Auch an der heutigen Schmalenhofer Straße gab es ein Zwangsarbeiterlager.
Auch an der heutigen Schmalenhofer Straße gab es ein Zwangsarbeiterlager. © FUNKE Foto Services | Christof Köpsel

Keine Bewegungsfreiheit

Während sich die Zwangsarbeiter aus den westlichen Staaten noch relativ frei in der Stadt bewegen konnten, war die Freizeit der Ostarbeiter durch viele Sicherheitsvorkehrungen drastisch geregelt, „deutsche Volksgenossen“ sollten nicht gestört werden, hieß es in einer Anweisung. Kontakte waren unerwünscht, ja wurden sogar bestraft. So schildert Malangeri den Fall eines deutschen Arbeiters, gegen den ermittelt wurde, weil er einen polnischen Zwangsarbeiter freundlich behandelt hatte. Ein anderer Pole wurde hingerichtet, weil er angeblich ein Liebesverhältnis zu einer deutschen Frau hatte.

Vortrag im Museum

In einer Veranstaltung des Bergischen Geschichtsvereins wird Sara Malangeri das Buch und ihre Arbeit am Dienstag, 20. August, im Deutschen Schloss- und Beschlägemuseum Velbert vorstellen. Der Vortrag zum Thema „Zwangsarbeit in Velbert im 2. Weltkrieg“ beginnt um 18.30 Uhr.

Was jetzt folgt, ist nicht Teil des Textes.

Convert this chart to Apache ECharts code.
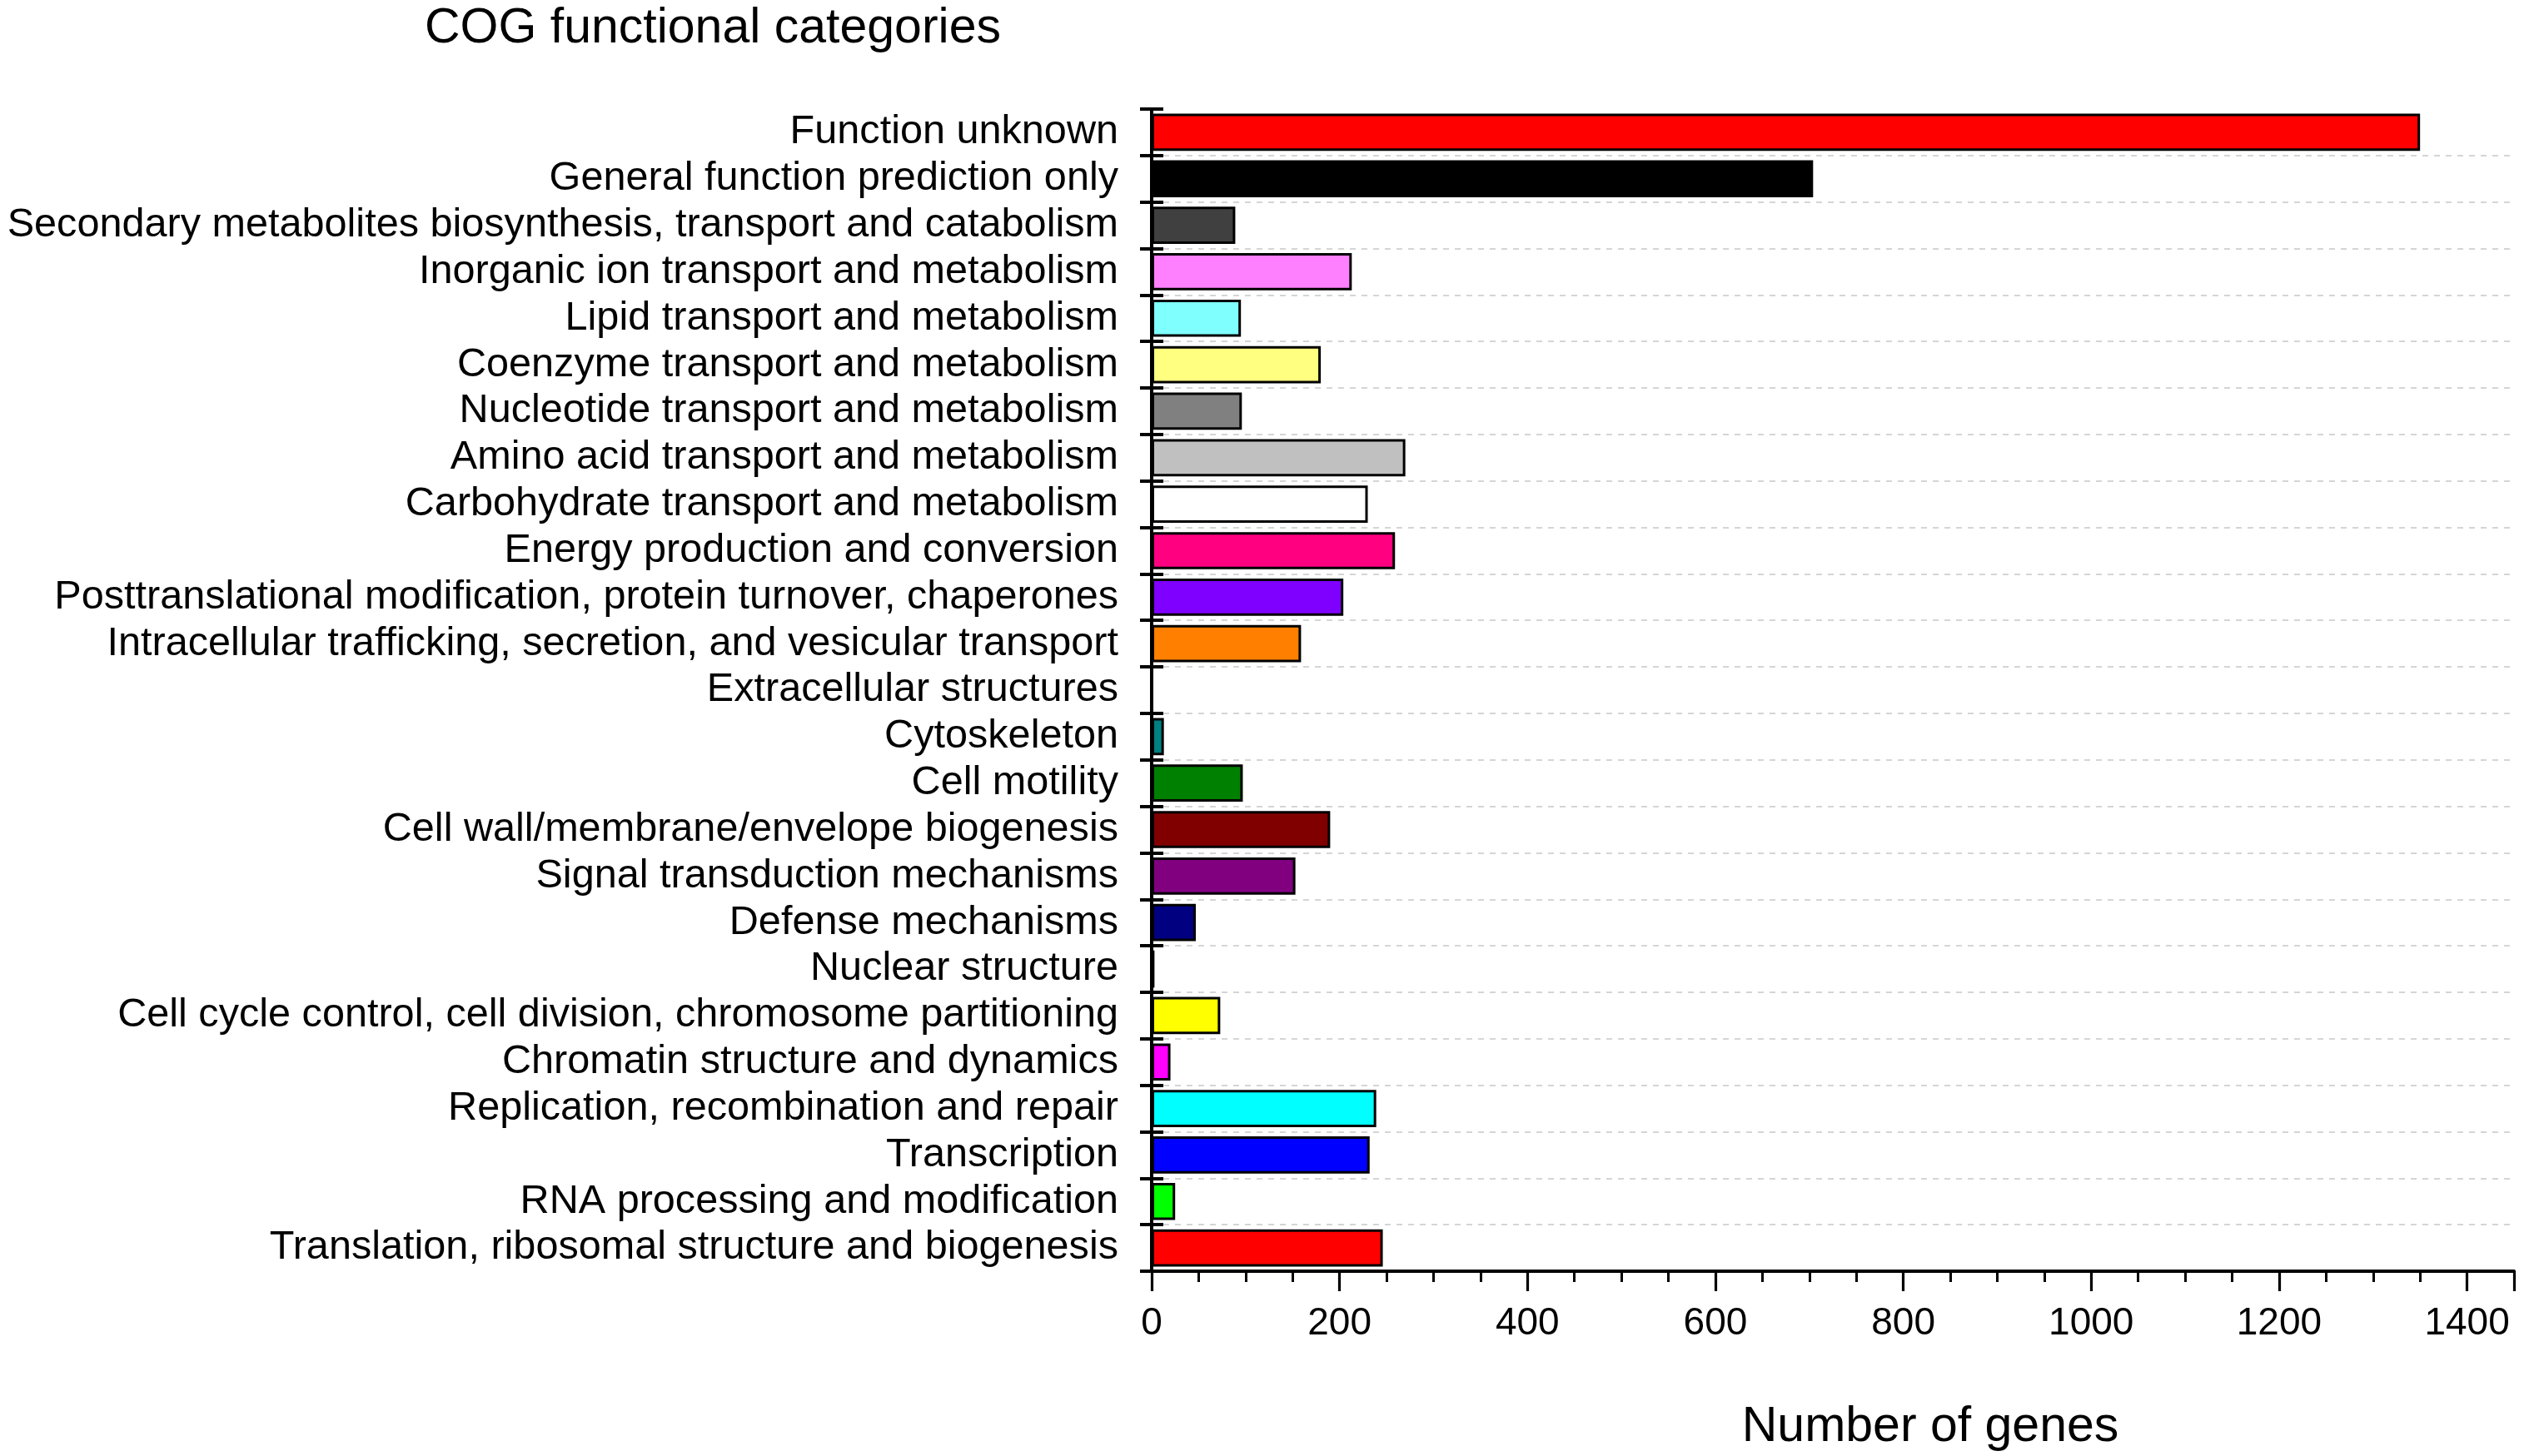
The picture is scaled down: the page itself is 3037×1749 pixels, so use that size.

Kein Zugang zu Luftschutzräumen

Nach Angaben von Jürgen Lohbeck befinden sich unter den 673 in Velbert registrierten Kriegsgräbern mindestens 158 russische und 24 polnische Tote, dazu noch einige anderer Nationen. Diese ehemaligen Zwangsarbeiter seien verstorben an Entkräftung, Unterernährung, Krankheiten und teils an der Gewalt ihrer Peiniger. Nur wenige kamen durch Kriegseinwirkungen um, obwohl es den Zwangsarbeitern verboten war, sich in Luftschutzräumen aufzuhalten.

Die Baracken des Lagers Böttinger Platz wurde auch in der Nachkriegszeit noch Unterkünfte benutzt.
Die Baracken des Lagers Böttinger Platz wurde auch in der Nachkriegszeit noch Unterkünfte benutzt. © FUNKE Foto Services | Christof Köpsel

Pionierarbeit geleistet

Sara Malangeri hat mit ihrer Diplomarbeit Pionierarbeit geleistet, die es verdient hat, einer breiteren Öffentlichkeit bekannt zu werden. Deswegen machten sich Stadtarchivar Ulrich Morgenroth und der Geschichtsverein für die Veröffentlichung stark. Jürgen Lohbeck hat Buch durch einen Blick auch auf Langenberg und Neviges bereichert, zudem liefert er umfangreiches Luftbildmaterial.

Das Buch „Zwangsarbeit in Velbert“ gibt es für 24 Euro im Buchhandel oder beim Scala-Verlag.